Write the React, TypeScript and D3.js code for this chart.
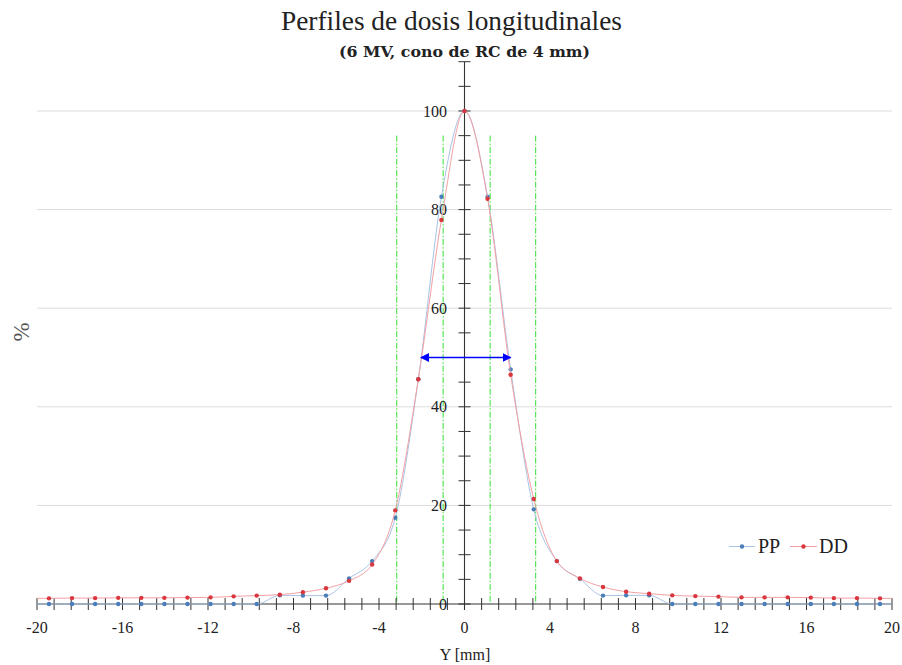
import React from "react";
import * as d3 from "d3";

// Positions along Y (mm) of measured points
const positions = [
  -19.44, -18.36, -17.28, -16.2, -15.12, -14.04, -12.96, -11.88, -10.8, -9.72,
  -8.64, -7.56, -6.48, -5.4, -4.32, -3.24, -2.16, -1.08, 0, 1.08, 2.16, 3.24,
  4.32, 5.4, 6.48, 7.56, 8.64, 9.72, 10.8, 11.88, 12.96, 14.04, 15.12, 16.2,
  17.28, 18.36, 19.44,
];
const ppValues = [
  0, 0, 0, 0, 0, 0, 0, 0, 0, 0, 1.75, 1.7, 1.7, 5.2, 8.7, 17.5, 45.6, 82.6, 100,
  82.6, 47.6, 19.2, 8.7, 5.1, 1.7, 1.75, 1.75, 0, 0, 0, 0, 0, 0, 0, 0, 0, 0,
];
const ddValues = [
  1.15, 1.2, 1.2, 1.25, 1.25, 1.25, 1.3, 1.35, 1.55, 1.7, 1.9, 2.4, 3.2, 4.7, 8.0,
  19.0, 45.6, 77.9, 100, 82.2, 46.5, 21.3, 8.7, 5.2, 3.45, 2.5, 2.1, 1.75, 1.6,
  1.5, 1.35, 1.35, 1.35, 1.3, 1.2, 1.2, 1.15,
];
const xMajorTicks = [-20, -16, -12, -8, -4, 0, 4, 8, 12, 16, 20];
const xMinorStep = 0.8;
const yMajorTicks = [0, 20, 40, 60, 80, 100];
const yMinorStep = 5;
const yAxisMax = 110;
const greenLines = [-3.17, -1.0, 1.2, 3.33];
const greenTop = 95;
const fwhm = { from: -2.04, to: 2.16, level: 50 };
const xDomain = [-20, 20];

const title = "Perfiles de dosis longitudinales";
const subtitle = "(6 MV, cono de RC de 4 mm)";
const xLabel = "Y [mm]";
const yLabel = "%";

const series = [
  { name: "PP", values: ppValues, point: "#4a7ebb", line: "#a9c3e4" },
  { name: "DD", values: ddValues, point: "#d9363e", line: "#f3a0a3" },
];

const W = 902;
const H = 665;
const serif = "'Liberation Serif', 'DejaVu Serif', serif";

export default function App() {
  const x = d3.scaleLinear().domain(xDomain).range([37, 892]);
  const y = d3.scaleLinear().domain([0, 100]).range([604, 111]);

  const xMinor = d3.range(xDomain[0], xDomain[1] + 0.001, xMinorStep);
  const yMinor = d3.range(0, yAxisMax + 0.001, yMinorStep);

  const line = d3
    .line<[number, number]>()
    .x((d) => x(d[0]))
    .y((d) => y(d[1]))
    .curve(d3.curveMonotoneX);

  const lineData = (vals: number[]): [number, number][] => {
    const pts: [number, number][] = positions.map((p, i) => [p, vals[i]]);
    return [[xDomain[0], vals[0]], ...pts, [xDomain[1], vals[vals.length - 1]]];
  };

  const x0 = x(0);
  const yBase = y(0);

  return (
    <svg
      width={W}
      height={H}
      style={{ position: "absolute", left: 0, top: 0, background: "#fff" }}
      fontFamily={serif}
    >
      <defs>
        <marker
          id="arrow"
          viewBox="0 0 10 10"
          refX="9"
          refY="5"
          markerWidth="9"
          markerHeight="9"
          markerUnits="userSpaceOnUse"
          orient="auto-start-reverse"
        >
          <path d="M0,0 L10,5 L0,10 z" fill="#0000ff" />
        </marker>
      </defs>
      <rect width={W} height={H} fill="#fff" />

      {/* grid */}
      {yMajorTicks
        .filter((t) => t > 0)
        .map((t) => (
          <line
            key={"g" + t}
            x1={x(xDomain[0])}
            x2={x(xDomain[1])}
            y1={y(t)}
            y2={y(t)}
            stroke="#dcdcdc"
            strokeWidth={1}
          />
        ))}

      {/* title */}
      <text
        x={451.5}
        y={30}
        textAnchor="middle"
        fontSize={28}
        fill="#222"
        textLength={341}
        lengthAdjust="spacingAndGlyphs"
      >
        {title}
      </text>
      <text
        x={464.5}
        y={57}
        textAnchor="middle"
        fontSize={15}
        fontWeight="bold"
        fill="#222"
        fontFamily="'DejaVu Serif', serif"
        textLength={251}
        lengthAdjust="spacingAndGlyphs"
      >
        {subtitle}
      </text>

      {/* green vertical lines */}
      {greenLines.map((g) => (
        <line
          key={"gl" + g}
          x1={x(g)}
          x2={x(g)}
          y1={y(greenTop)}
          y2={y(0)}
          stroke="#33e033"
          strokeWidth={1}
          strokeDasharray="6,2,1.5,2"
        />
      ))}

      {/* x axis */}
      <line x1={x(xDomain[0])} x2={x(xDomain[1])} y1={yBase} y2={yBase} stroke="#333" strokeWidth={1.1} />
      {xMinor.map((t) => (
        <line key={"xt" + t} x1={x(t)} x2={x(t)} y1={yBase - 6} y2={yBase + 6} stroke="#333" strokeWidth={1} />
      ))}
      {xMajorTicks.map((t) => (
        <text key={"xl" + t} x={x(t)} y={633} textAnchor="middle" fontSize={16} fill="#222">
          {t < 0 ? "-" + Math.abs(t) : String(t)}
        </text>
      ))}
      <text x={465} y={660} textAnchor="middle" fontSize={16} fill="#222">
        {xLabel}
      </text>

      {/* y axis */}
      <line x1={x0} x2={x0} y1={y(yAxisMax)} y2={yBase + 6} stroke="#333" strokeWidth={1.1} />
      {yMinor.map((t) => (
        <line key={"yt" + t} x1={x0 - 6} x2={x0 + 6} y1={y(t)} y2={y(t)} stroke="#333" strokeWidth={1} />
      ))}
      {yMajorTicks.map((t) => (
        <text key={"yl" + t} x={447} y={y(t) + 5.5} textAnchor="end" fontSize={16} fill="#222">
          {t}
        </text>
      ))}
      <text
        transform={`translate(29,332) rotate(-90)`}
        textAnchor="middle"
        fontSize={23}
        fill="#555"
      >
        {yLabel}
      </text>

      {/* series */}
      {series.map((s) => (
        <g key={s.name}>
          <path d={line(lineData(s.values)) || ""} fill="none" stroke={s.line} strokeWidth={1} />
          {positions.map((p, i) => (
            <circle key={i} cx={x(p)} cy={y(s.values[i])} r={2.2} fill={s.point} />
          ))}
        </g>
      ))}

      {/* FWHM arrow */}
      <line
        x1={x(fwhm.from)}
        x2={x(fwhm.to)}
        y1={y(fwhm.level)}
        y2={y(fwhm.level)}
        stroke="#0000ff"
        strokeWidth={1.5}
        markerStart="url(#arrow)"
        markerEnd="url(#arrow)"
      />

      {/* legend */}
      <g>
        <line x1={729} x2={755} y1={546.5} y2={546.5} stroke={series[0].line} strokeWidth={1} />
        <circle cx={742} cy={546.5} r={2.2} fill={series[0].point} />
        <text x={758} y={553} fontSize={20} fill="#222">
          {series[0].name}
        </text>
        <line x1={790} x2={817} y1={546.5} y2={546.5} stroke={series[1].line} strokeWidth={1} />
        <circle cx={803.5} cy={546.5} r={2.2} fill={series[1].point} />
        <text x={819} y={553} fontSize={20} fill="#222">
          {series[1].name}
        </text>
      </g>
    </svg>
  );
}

☆ ☆ ☆

Stated problem »
Repeat only the lines between the start of the data and the line with "const y = d3.scaleLinear().domain([0, 100]).range([604, 111]);", including those two lines, and skip the pictures.

Solved problem »
Write the React, TypeScript and D3.js code for this chart.
import React from "react";
import * as d3 from "d3";

// Positions along Y (mm) of measured points
const positions = [
  -19.44, -18.36, -17.28, -16.2, -15.12, -14.04, -12.96, -11.88, -10.8, -9.72,
  -8.64, -7.56, -6.48, -5.4, -4.32, -3.24, -2.16, -1.08, 0, 1.08, 2.16, 3.24,
  4.32, 5.4, 6.48, 7.56, 8.64, 9.72, 10.8, 11.88, 12.96, 14.04, 15.12, 16.2,
  17.28, 18.36, 19.44,
];
const ppValues = [
  0, 0, 0, 0, 0, 0, 0, 0, 0, 0, 1.75, 1.7, 1.7, 5.2, 8.7, 17.5, 45.6, 82.6, 100,
  82.6, 47.6, 19.2, 8.7, 5.1, 1.7, 1.75, 1.75, 0, 0, 0, 0, 0, 0, 0, 0, 0, 0,
];
const ddValues = [
  1.15, 1.2, 1.2, 1.25, 1.25, 1.25, 1.3, 1.35, 1.55, 1.7, 1.9, 2.4, 3.2, 4.7, 8.0,
  19.0, 45.6, 77.9, 100, 82.2, 46.5, 21.3, 8.7, 5.2, 3.45, 2.5, 2.1, 1.75, 1.6,
  1.5, 1.35, 1.35, 1.35, 1.3, 1.2, 1.2, 1.15,
];
const xMajorTicks = [-20, -16, -12, -8, -4, 0, 4, 8, 12, 16, 20];
const xMinorStep = 0.8;
const yMajorTicks = [0, 20, 40, 60, 80, 100];
const yMinorStep = 5;
const yAxisMax = 110;
const greenLines = [-3.17, -1.0, 1.2, 3.33];
const greenTop = 95;
const fwhm = { from: -2.04, to: 2.16, level: 50 };
const xDomain = [-20, 20];

const title = "Perfiles de dosis longitudinales";
const subtitle = "(6 MV, cono de RC de 4 mm)";
const xLabel = "Y [mm]";
const yLabel = "%";

const series = [
  { name: "PP", values: ppValues, point: "#4a7ebb", line: "#a9c3e4" },
  { name: "DD", values: ddValues, point: "#d9363e", line: "#f3a0a3" },
];

const W = 902;
const H = 665;
const serif = "'Liberation Serif', 'DejaVu Serif', serif";

export default function App() {
  const x = d3.scaleLinear().domain(xDomain).range([37, 892]);
  const y = d3.scaleLinear().domain([0, 100]).range([604, 111]);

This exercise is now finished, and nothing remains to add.